It was not wise to discourage eleemosynary establishments.
It would be better for the Crown to see what could be done to improve
the colleges by administering existing laws.
In reviewing the past ten years we exclaim, truly has the period from
1841 to 1850, in the political life of Mr. Gladstone, been called a
memorable decade.
It was in the year 1850, as we have seen, that the Gladstones were
plunged into domestic sorrow by the death of their little daughter,
Catharine Jessy; and it was this same year that brought to Mr. Gladstone
another grief from a very different source. This second bereavement was
caused by the withdrawal of two of his oldest and most intimate friends,
the Archdeacon of Chichester and Mr. J.R. Hope, from the Protestant
Episcopal Church of England and their union with the Roman Catholic
Church. Mr. Hope, who became Hope-Scott on succeeding to the estate of
Abbotsford, was the gentleman who helped Mr.

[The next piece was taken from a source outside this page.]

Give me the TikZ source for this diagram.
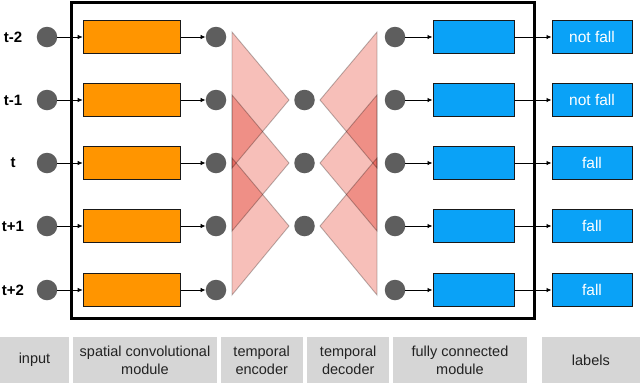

Gladstone in getting
through the press his book on Church and State, revising, correcting and
reading proof. The Archdeacon, afterwards Cardinal Manning, had, from
his undergraduate days, exercised a powerful influence over his
contemporaries. He was gifted with maturity of intellect and character,
had great shrewdness, much tenacity of will, a cogent, attractive style,
combined with an impressive air of authority, to which the natural
advantages of person and bearing added force.